## Your goal
Drop every picture, then transcribe the remaining data exactly.

## Provided data

--------------------

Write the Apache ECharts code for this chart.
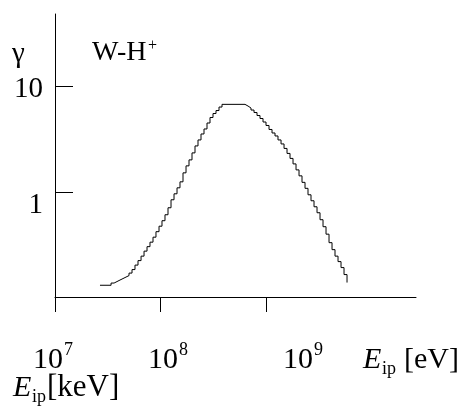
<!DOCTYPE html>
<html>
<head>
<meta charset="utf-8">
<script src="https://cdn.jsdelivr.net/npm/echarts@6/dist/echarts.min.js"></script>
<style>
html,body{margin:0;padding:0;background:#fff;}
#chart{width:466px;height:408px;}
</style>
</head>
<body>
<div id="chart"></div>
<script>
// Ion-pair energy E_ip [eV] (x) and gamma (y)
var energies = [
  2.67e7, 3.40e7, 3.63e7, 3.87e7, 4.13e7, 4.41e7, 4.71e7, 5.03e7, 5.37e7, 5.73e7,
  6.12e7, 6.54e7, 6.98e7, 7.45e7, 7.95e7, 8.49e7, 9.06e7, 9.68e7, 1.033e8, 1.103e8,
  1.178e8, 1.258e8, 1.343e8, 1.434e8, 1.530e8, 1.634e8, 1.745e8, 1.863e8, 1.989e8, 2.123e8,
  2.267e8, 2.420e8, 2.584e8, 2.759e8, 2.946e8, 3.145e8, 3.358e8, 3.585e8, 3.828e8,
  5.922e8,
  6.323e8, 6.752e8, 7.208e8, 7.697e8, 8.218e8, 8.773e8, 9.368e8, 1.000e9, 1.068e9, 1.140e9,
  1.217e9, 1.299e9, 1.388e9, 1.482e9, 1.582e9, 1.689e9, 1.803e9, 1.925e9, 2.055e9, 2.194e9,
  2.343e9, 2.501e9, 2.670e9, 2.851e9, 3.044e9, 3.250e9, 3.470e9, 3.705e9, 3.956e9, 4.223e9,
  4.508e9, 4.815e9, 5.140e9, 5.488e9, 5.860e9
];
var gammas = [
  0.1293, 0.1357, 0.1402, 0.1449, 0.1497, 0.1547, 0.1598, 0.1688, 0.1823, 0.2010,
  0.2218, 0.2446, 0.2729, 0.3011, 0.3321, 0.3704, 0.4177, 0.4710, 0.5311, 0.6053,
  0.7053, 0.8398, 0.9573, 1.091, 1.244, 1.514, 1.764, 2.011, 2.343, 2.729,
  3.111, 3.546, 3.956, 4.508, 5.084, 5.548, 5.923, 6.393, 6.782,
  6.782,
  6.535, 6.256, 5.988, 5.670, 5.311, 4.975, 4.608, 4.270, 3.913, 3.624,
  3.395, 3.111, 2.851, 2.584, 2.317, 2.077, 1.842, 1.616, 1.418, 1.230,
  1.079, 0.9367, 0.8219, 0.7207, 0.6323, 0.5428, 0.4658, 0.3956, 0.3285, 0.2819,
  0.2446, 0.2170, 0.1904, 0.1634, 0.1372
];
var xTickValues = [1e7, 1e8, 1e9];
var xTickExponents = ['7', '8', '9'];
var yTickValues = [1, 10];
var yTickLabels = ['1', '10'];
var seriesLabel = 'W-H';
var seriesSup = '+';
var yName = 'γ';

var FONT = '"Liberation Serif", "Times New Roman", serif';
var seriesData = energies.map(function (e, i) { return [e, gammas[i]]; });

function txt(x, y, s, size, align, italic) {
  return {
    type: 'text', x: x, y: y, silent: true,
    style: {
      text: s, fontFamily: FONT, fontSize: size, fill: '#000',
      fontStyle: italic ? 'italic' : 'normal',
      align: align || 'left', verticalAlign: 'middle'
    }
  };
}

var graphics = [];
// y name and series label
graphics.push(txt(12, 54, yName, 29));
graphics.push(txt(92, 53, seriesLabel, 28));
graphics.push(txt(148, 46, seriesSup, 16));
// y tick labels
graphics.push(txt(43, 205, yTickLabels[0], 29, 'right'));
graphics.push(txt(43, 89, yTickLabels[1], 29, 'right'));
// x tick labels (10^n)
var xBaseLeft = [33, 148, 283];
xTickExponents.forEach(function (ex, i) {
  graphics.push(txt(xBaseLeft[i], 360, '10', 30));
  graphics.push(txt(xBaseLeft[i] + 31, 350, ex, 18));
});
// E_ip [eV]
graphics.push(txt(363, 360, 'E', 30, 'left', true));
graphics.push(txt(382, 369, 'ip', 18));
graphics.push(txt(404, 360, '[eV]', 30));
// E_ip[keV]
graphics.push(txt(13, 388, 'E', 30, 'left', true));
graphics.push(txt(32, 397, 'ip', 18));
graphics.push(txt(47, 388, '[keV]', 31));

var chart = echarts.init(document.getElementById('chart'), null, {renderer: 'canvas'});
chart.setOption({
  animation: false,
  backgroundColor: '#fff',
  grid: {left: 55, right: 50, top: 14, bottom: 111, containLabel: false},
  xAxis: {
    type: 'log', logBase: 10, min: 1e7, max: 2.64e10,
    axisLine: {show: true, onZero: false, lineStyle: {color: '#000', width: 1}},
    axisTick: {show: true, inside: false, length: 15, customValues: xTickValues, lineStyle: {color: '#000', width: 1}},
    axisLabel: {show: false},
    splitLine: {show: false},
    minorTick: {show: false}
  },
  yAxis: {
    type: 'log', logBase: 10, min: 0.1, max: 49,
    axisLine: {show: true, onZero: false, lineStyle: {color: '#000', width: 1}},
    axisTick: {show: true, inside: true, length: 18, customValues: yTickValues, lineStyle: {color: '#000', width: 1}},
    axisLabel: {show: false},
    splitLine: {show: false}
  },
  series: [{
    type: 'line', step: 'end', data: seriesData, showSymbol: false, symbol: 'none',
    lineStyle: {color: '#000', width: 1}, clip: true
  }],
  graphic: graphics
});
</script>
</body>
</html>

--------------------

## Result of this exercise
Write the Apache ECharts code for this chart.
<!DOCTYPE html>
<html>
<head>
<meta charset="utf-8">
<script src="https://cdn.jsdelivr.net/npm/echarts@6/dist/echarts.min.js"></script>
<style>
html,body{margin:0;padding:0;background:#fff;}
#chart{width:466px;height:408px;}
</style>
</head>
<body>
<div id="chart"></div>
<script>
// Ion-pair energy E_ip [eV] (x) and gamma (y)
var energies = [
  2.67e7, 3.40e7, 3.63e7, 3.87e7, 4.13e7, 4.41e7, 4.71e7, 5.03e7, 5.37e7, 5.73e7,
  6.12e7, 6.54e7, 6.98e7, 7.45e7, 7.95e7, 8.49e7, 9.06e7, 9.68e7, 1.033e8, 1.103e8,
  1.178e8, 1.258e8, 1.343e8, 1.434e8, 1.530e8, 1.634e8, 1.745e8, 1.863e8, 1.989e8, 2.123e8,
  2.267e8, 2.420e8, 2.584e8, 2.759e8, 2.946e8, 3.145e8, 3.358e8, 3.585e8, 3.828e8,
  5.922e8,
  6.323e8, 6.752e8, 7.208e8, 7.697e8, 8.218e8, 8.773e8, 9.368e8, 1.000e9, 1.068e9, 1.140e9,
  1.217e9, 1.299e9, 1.388e9, 1.482e9, 1.582e9, 1.689e9, 1.803e9, 1.925e9, 2.055e9, 2.194e9,
  2.343e9, 2.501e9, 2.670e9, 2.851e9, 3.044e9, 3.250e9, 3.470e9, 3.705e9, 3.956e9, 4.223e9,
  4.508e9, 4.815e9, 5.140e9, 5.488e9, 5.860e9
];
var gammas = [
  0.1293, 0.1357, 0.1402, 0.1449, 0.1497, 0.1547, 0.1598, 0.1688, 0.1823, 0.2010,
  0.2218, 0.2446, 0.2729, 0.3011, 0.3321, 0.3704, 0.4177, 0.4710, 0.5311, 0.6053,
  0.7053, 0.8398, 0.9573, 1.091, 1.244, 1.514, 1.764, 2.011, 2.343, 2.729,
  3.111, 3.546, 3.956, 4.508, 5.084, 5.548, 5.923, 6.393, 6.782,
  6.782,
  6.535, 6.256, 5.988, 5.670, 5.311, 4.975, 4.608, 4.270, 3.913, 3.624,
  3.395, 3.111, 2.851, 2.584, 2.317, 2.077, 1.842, 1.616, 1.418, 1.230,
  1.079, 0.9367, 0.8219, 0.7207, 0.6323, 0.5428, 0.4658, 0.3956, 0.3285, 0.2819,
  0.2446, 0.2170, 0.1904, 0.1634, 0.1372
];
var xTickValues = [1e7, 1e8, 1e9];
var xTickExponents = ['7', '8', '9'];
var yTickValues = [1, 10];
var yTickLabels = ['1', '10'];
var seriesLabel = 'W-H';
var seriesSup = '+';
var yName = 'γ';

var FONT = '"Liberation Serif", "Times New Roman", serif';
var seriesData = energies.map(function (e, i) { return [e, gammas[i]]; });

function txt(x, y, s, size, align, italic) {
  return {
    type: 'text', x: x, y: y, silent: true,
    style: {
      text: s, fontFamily: FONT, fontSize: size, fill: '#000',
      fontStyle: italic ? 'italic' : 'normal',
      align: align || 'left', verticalAlign: 'middle'
    }
  };
}

var graphics = [];
// y name and series label
graphics.push(txt(12, 54, yName, 29));
graphics.push(txt(92, 53, seriesLabel, 28));
graphics.push(txt(148, 46, seriesSup, 16));
// y tick labels
graphics.push(txt(43, 205, yTickLabels[0], 29, 'right'));
graphics.push(txt(43, 89, yTickLabels[1], 29, 'right'));
// x tick labels (10^n)
var xBaseLeft = [33, 148, 283];
xTickExponents.forEach(function (ex, i) {
  graphics.push(txt(xBaseLeft[i], 360, '10', 30));
  graphics.push(txt(xBaseLeft[i] + 31, 350, ex, 18));
});
// E_ip [eV]
graphics.push(txt(363, 360, 'E', 30, 'left', true));
graphics.push(txt(382, 369, 'ip', 18));
graphics.push(txt(404, 360, '[eV]', 30));
// E_ip[keV]
graphics.push(txt(13, 388, 'E', 30, 'left', true));
graphics.push(txt(32, 397, 'ip', 18));
graphics.push(txt(47, 388, '[keV]', 31));

var chart = echarts.init(document.getElementById('chart'), null, {renderer: 'canvas'});
chart.setOption({
  animation: false,
  backgroundColor: '#fff',
  grid: {left: 55, right: 50, top: 14, bottom: 111, containLabel: false},
  xAxis: {
    type: 'log', logBase: 10, min: 1e7, max: 2.64e10,
    axisLine: {show: true, onZero: false, lineStyle: {color: '#000', width: 1}},
    axisTick: {show: true, inside: false, length: 15, customValues: xTickValues, lineStyle: {color: '#000', width: 1}},
    axisLabel: {show: false},
    splitLine: {show: false},
    minorTick: {show: false}
  },
  yAxis: {
    type: 'log', logBase: 10, min: 0.1, max: 49,
    axisLine: {show: true, onZero: false, lineStyle: {color: '#000', width: 1}},
    axisTick: {show: true, inside: true, length: 18, customValues: yTickValues, lineStyle: {color: '#000', width: 1}},
    axisLabel: {show: false},
    splitLine: {show: false}
  },
  series: [{
    type: 'line', step: 'end', data: seriesData, showSymbol: false, symbol: 'none',
    lineStyle: {color: '#000', width: 1}, clip: true
  }],
  graphic: graphics
});
</script>
</body>
</html>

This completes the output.